Nothing but the lines from the top of the data to the line holding "(0,0) rectangle (596,1014);" should be printed, word for word and both ends included; leave the pictures out.

● ● ● ● ●

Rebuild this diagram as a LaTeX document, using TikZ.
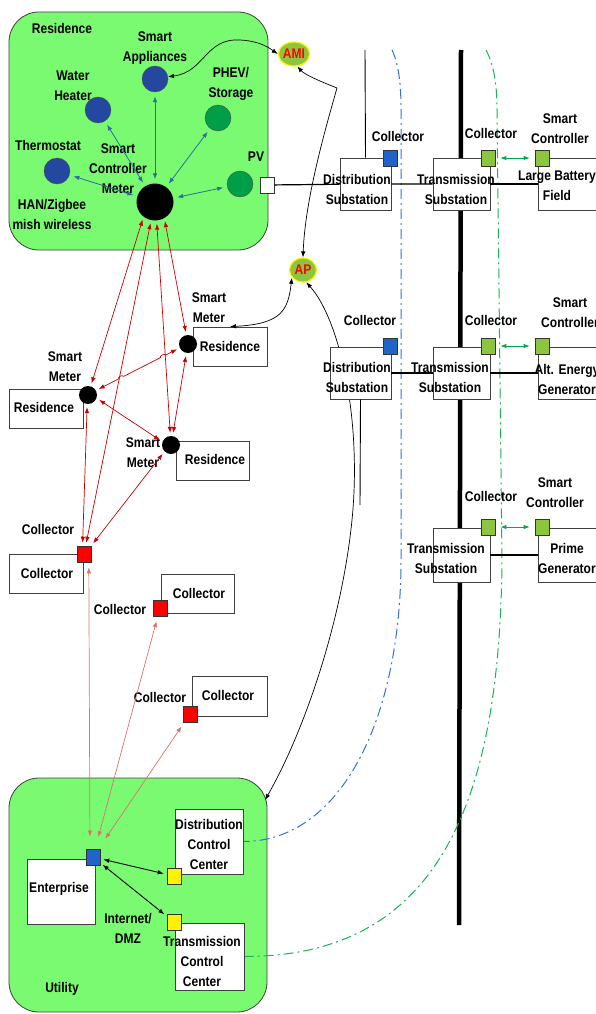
\documentclass[tikz,border=0pt]{standalone}
\usepackage{fontspec}
\setmainfont{Liberation Sans}[FakeStretch=0.86]
\usepackage{tikz}
\usetikzlibrary{calc,shapes.geometric,arrows.meta}
\pgfdeclarelayer{background}
\pgfsetlayers{background,main}
\definecolor{resgreen}{RGB}{122,250,112}
\definecolor{devblue}{RGB}{36,72,160}
\definecolor{devgreen}{RGB}{0,158,70}
\definecolor{hubgreen}{RGB}{140,198,62}
\definecolor{colblue}{RGB}{32,100,200}
\definecolor{colgreen}{RGB}{140,198,62}
\definecolor{meshred}{RGB}{200,0,0}
\definecolor{salmon}{RGB}{222,112,112}
\definecolor{steel}{RGB}{42,112,152}
\definecolor{linkgreen}{RGB}{0,170,80}
\definecolor{dblue}{RGB}{50,112,214}
\definecolor{dgreen}{RGB}{20,182,82}
\tikzset{
    lbl/.style={font=\bfseries\fontsize{14}{20}\selectfont, align=center, inner sep=0pt},
    zone/.style={draw=black!75, fill=resgreen, rounded corners=30pt, line width=0.8pt, inner sep=0pt},
    wbox/.style={draw=black!75, fill=white, line width=0.8pt, inner sep=0pt},
    dev/.style={circle, draw=black!70, minimum size=26pt, inner sep=0pt},
    sq/.style={draw=black!80, line width=0.6pt, minimum width=14pt, minimum height=16pt, inner sep=0pt},
    smeter/.style={circle, fill=black, minimum size=18pt, inner sep=0pt},
    hub/.style={ellipse, draw=yellow, line width=1.2pt, fill=hubgreen, text=red,
        font=\bfseries\fontsize{14}{14}\selectfont, minimum width=27pt, minimum height=24pt, inner sep=0pt},
    hanlink/.style={steel, <->, line width=0.8pt, shorten >=4pt, shorten <=4pt},
    meshlink/.style={meshred, <->, line width=0.7pt, shorten >=3pt, shorten <=3pt},
    entlink/.style={salmon, <->, line width=0.7pt, shorten <=5pt, shorten >=12pt},
    dmzlink/.style={black, <->, line width=0.9pt, shorten >=3pt, shorten <=3pt},
    ctrllink/.style={linkgreen, <->, line width=0.9pt, shorten >=5pt, shorten <=5pt},
    amilink/.style={black, line width=0.7pt},
    commline/.style={line width=1pt, dash pattern=on 10pt off 4pt on 2pt off 4pt},
    feeder/.style={line width=1.2pt},
    bigfeeder/.style={line width=2.5pt},
}

\begin{document}
\begin{tikzpicture}[x=1pt,y=-1pt,>={Latex[length=6pt,width=4.5pt]}]
\useasboundingbox (0,0) rectangle (596,1014);

% residence
\node[lbl] (reslbl) at (62,28) {Residence};
\node[dev, fill=devblue] (app) at (155,79) {};
\node[dev, fill=devblue] (wh) at (98,110) {};
\node[dev, fill=devblue] (therm) at (57,171) {};
\node[dev, fill=devgreen] (phev) at (218,118) {};
\node[dev, fill=devgreen] (pv) at (240,184) {};
\node[circle, fill=black, minimum size=37pt, inner sep=0pt] (meter) at (155,202) {};
\node[sq, fill=white] (pvsq) at (267,185) {};
\node[lbl] (applbl) at (155,48) {Smart\\Appliances};
\node[lbl] (whlbl) at (73,86) {Water\\Heater};
\node[lbl] (phevlbl) at (231,84) {PHEV/\\Storage};
\node[lbl] (thermlbl) at (48,145) {Thermostat};
\node[lbl] (meterlbl) at (118,169) {Smart\\Controller\\Meter};
\node[lbl] (pvlbl) at (256,157) {PV};
\node[lbl] (hanlbl) at (52,214) {HAN/Zigbee\\mish wireless};

\node[hub] (ami) at (294,54) {AMI};
\node[hub] (ap) at (303,270) {AP};
\coordinate (junc) at (337,88);

% substations
\node[wbox, minimum width=51pt, minimum height=52pt] (dsub1) at (365.5,184) {};
\node[lbl] (dsub1lbl) at (357,189) {Distribution\\Substation};
\node[sq, fill=colblue] (dcol1) at (390,158) {};
\node[lbl] (dcol1lbl) at (398,136) {Collector};
\node[wbox, minimum width=57pt, minimum height=52pt] (tsub1) at (461.5,184) {};
\node[lbl] (tsub1lbl) at (456,189) {Transmission\\Substation};
\node[sq, fill=colgreen] (tcol1) at (488,158) {};
\node[lbl] (tcol1lbl) at (491,133) {Collector};
\node[wbox, minimum width=102pt, minimum height=52pt] (gen1) at (589,184) {};
\node[lbl] (gen1lbl) at (557,186) {Large Battery\\Field};
\node[sq, fill=colgreen] (sc1) at (542,158) {};
\node[lbl] (sc1lbl) at (560,129) {Smart\\Controller};

\node[wbox, minimum width=61pt, minimum height=52pt] (dsub2) at (360.5,373) {};
\node[lbl] (dsub2lbl) at (357,377) {Distribution\\Substation};
\node[sq, fill=colblue] (dcol2) at (390,346) {};
\node[lbl] (dcol2lbl) at (370,320) {Collector};
\node[wbox, minimum width=57pt, minimum height=52pt] (tsub2) at (461.5,373) {};
\node[lbl] (tsub2lbl) at (450,377) {Transmission\\Substation};
\node[sq, fill=colgreen] (tcol2) at (488,346) {};
\node[lbl] (tcol2lbl) at (491,320) {Collector};
\node[wbox, minimum width=102pt, minimum height=52pt] (gen2) at (589,373) {};
\node[lbl] (gen2lbl) at (567,379) {Alt. Energy\\Generator};
\node[sq, fill=colgreen] (sc2) at (542,346) {};
\node[lbl] (sc2lbl) at (570,313) {Smart\\Controller};

\node[wbox, minimum width=57pt, minimum height=54pt] (tsub3) at (461.5,555) {};
\node[lbl] (tsub3lbl) at (446,558) {Transmission\\Substation};
\node[sq, fill=colgreen] (tcol3) at (488,527) {};
\node[lbl] (tcol3lbl) at (491,496) {Collector};
\node[wbox, minimum width=102pt, minimum height=54pt] (gen3) at (589,555) {};
\node[lbl] (gen3lbl) at (567,558) {Prime\\Generator};
\node[sq, fill=colgreen] (sc3) at (542,527) {};
\node[lbl] (sc3lbl) at (555,493) {Smart\\Controller};

% neighbourhood
\node[wbox, minimum width=74pt, minimum height=39pt] (resA) at (230,346.5) {};
\node[lbl] (resAlbl) at (230,346) {Residence};
\node[smeter] (mA) at (188,344) {};
\node[lbl] (mAlbl) at (209,308) {Smart\\Meter};
\node[wbox, minimum width=74pt, minimum height=39pt] (resB) at (46,408.5) {};
\node[lbl] (resBlbl) at (44,407) {Residence};
\node[smeter] (mB) at (88,395) {};
\node[lbl] (mBlbl) at (65,367) {Smart\\Meter};
\node[wbox, minimum width=73pt, minimum height=39pt] (resC) at (212.5,460.5) {};
\node[lbl] (resClbl) at (215,459) {Residence};
\node[smeter] (mC) at (171,445) {};
\node[lbl] (mClbl) at (143,453) {Smart\\Meter};

\node[wbox, minimum width=74pt, minimum height=39pt] (colAbox) at (46,573.5) {};
\node[lbl] (colAboxlbl) at (47,573) {Collector};
\node[sq, fill=red] (colA) at (84,554) {};
\node[lbl] (colAlbl) at (48,529) {Collector};
\node[wbox, minimum width=73pt, minimum height=39pt] (colBbox) at (197.5,593.5) {};
\node[lbl] (colBboxlbl) at (199,593) {Collector};
\node[sq, fill=red] (colB) at (160,608) {};
\node[lbl] (colBlbl) at (120,609) {Collector};
\node[wbox, minimum width=75pt, minimum height=40pt] (colCbox) at (229.5,696) {};
\node[lbl] (colCboxlbl) at (228,695) {Collector};
\node[sq, fill=red] (colC) at (190,714) {};
\node[lbl] (colClbl) at (160,697) {Collector};

% utility
\node[wbox, minimum width=68pt, minimum height=65pt] (ent) at (61,891.5) {};
\node[lbl] (entlbl) at (59,889) {Enterprise};
\node[sq, fill=colblue] (entsq) at (93,857) {};
\node[wbox, minimum width=68pt, minimum height=65pt] (dcc) at (209,841.5) {};
\node[lbl] (dcclbl) at (209,844) {Distribution\\Control\\Center};
\node[sq, fill=yellow] (ycD) at (174,876) {};
\node[wbox, minimum width=69pt, minimum height=67pt] (tcc) at (209.5,956.5) {};
\node[lbl] (tcclbl) at (202,961) {Transmission\\Control\\Center};
\node[sq, fill=yellow] (ycT) at (174,922) {};
\node[lbl] (dmzlbl) at (128,928) {Internet/\\DMZ};
\node[lbl] (utillbl) at (62,989) {Utility};

\begin{pgfonlayer}{background}
\node[zone, minimum width=259pt, minimum height=238pt] (home) at (138.5,131) {};
\node[zone, minimum width=258pt, minimum height=234pt] (util) at (138,895) {};
\coordinate (utilc) at (265,800);
\coordinate (dtop) at (365,50);
\coordinate (dend) at (360,505);
\coordinate (btop) at (461,50);
\coordinate (bend) at (459,925);
\draw[line width=4.5pt] (btop) -- (bend);
\draw[commline, dblue] (392,50) .. controls (399,65) and (401,85) .. (401,110) -- (401,560)
    .. controls (401,720) and (340,841.5) .. (dcc.east);
\draw[commline, dgreen] (486,50) .. controls (494,65) and (497,85) .. (497,110) -- (502,560)
    .. controls (500,800) and (440,956.5) .. (tcc.east);
\draw[amilink, <->] (ap.-75) .. controls (340,320) and (362,420) .. (352,520)
    .. controls (342,620) and (305,730) .. (utilc);
\end{pgfonlayer}

% power lines
\draw[line width=0.9pt] (dtop) -- (dsub1.north);
\draw[line width=0.9pt] (dsub2.south) -- (dend);
\draw[feeder] (pvsq) -- (dsub1) -- (tsub1);
\draw[bigfeeder] (tsub1) -- (gen1);
\draw[feeder] (dsub2) -- (tsub2);
\draw[bigfeeder] (tsub2) -- (gen2);
\draw[bigfeeder] (tsub3) -- (gen3);

% HAN
\draw[hanlink] (meter) -- (therm);
\draw[hanlink] (meter) -- (wh);
\draw[hanlink] (meter) -- (app);
\draw[hanlink] (meter) -- (phev);
\draw[hanlink] (meter) -- (pv);

% AMI and AP
\draw[amilink, <->] (app.10) .. controls (205,72) and (205,38) .. (240,40)
    .. controls (262,41) and (272,50) .. (ami.west);
\draw[amilink, ->] (junc) .. controls (322,82) and (305,75) .. (ami.-75);
\draw[amilink, ->] (junc) .. controls (325,130) and (305,200) .. (ap.north);
\draw[amilink, <->] (resA.north) .. controls (282,324) and (288,310) .. (ap.215);

% mesh
\draw[meshlink] (meter.232) -- (mB);
\draw[meshlink] (meter.258) -- (colA);
\draw[meshlink] (meter.275) -- (mC);
\draw[meshlink] (meter.300) -- (mA);
\draw[meshlink] (mB.30) -- ($(mB.30)!0.27!(mA.205)$) to[bend left=90] ($(mB.30)!0.33!(mA.205)$)
    -- ($(mB.30)!0.77!(mA.205)$) to[bend left=90] ($(mB.30)!0.83!(mA.205)$) -- (mA.205);
\draw[meshlink] (mB.-20) -- (mC.160);
\draw[meshlink] (mA.-100) -- (mC.80);
\draw[meshlink] (mB.-95) -- (colA.100);
\draw[meshlink] (mC.-135) -- (colA.north east);

% backhaul
\draw[entlink] (colA.-60) -- (entsq.110);
\draw[entlink] (colB) -- (entsq);
\draw[entlink] (colC) -- (entsq);
\draw[dmzlink] (entsq) -- (ycD);
\draw[dmzlink] (entsq) -- (ycT);
\draw[ctrllink] (tcol1) -- (sc1);
\draw[ctrllink] (tcol2) -- (sc2);
\draw[ctrllink] (tcol3) -- (sc3);
\end{tikzpicture}
\end{document}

● ● ● ● ●

### Worked answer:
Rebuild this diagram as a LaTeX document, using TikZ.
\documentclass[tikz,border=0pt]{standalone}
\usepackage{fontspec}
\setmainfont{Liberation Sans}[FakeStretch=0.86]
\usepackage{tikz}
\usetikzlibrary{calc,shapes.geometric,arrows.meta}
\pgfdeclarelayer{background}
\pgfsetlayers{background,main}
\definecolor{resgreen}{RGB}{122,250,112}
\definecolor{devblue}{RGB}{36,72,160}
\definecolor{devgreen}{RGB}{0,158,70}
\definecolor{hubgreen}{RGB}{140,198,62}
\definecolor{colblue}{RGB}{32,100,200}
\definecolor{colgreen}{RGB}{140,198,62}
\definecolor{meshred}{RGB}{200,0,0}
\definecolor{salmon}{RGB}{222,112,112}
\definecolor{steel}{RGB}{42,112,152}
\definecolor{linkgreen}{RGB}{0,170,80}
\definecolor{dblue}{RGB}{50,112,214}
\definecolor{dgreen}{RGB}{20,182,82}
\tikzset{
    lbl/.style={font=\bfseries\fontsize{14}{20}\selectfont, align=center, inner sep=0pt},
    zone/.style={draw=black!75, fill=resgreen, rounded corners=30pt, line width=0.8pt, inner sep=0pt},
    wbox/.style={draw=black!75, fill=white, line width=0.8pt, inner sep=0pt},
    dev/.style={circle, draw=black!70, minimum size=26pt, inner sep=0pt},
    sq/.style={draw=black!80, line width=0.6pt, minimum width=14pt, minimum height=16pt, inner sep=0pt},
    smeter/.style={circle, fill=black, minimum size=18pt, inner sep=0pt},
    hub/.style={ellipse, draw=yellow, line width=1.2pt, fill=hubgreen, text=red,
        font=\bfseries\fontsize{14}{14}\selectfont, minimum width=27pt, minimum height=24pt, inner sep=0pt},
    hanlink/.style={steel, <->, line width=0.8pt, shorten >=4pt, shorten <=4pt},
    meshlink/.style={meshred, <->, line width=0.7pt, shorten >=3pt, shorten <=3pt},
    entlink/.style={salmon, <->, line width=0.7pt, shorten <=5pt, shorten >=12pt},
    dmzlink/.style={black, <->, line width=0.9pt, shorten >=3pt, shorten <=3pt},
    ctrllink/.style={linkgreen, <->, line width=0.9pt, shorten >=5pt, shorten <=5pt},
    amilink/.style={black, line width=0.7pt},
    commline/.style={line width=1pt, dash pattern=on 10pt off 4pt on 2pt off 4pt},
    feeder/.style={line width=1.2pt},
    bigfeeder/.style={line width=2.5pt},
}

\begin{document}
\begin{tikzpicture}[x=1pt,y=-1pt,>={Latex[length=6pt,width=4.5pt]}]
\useasboundingbox (0,0) rectangle (596,1014);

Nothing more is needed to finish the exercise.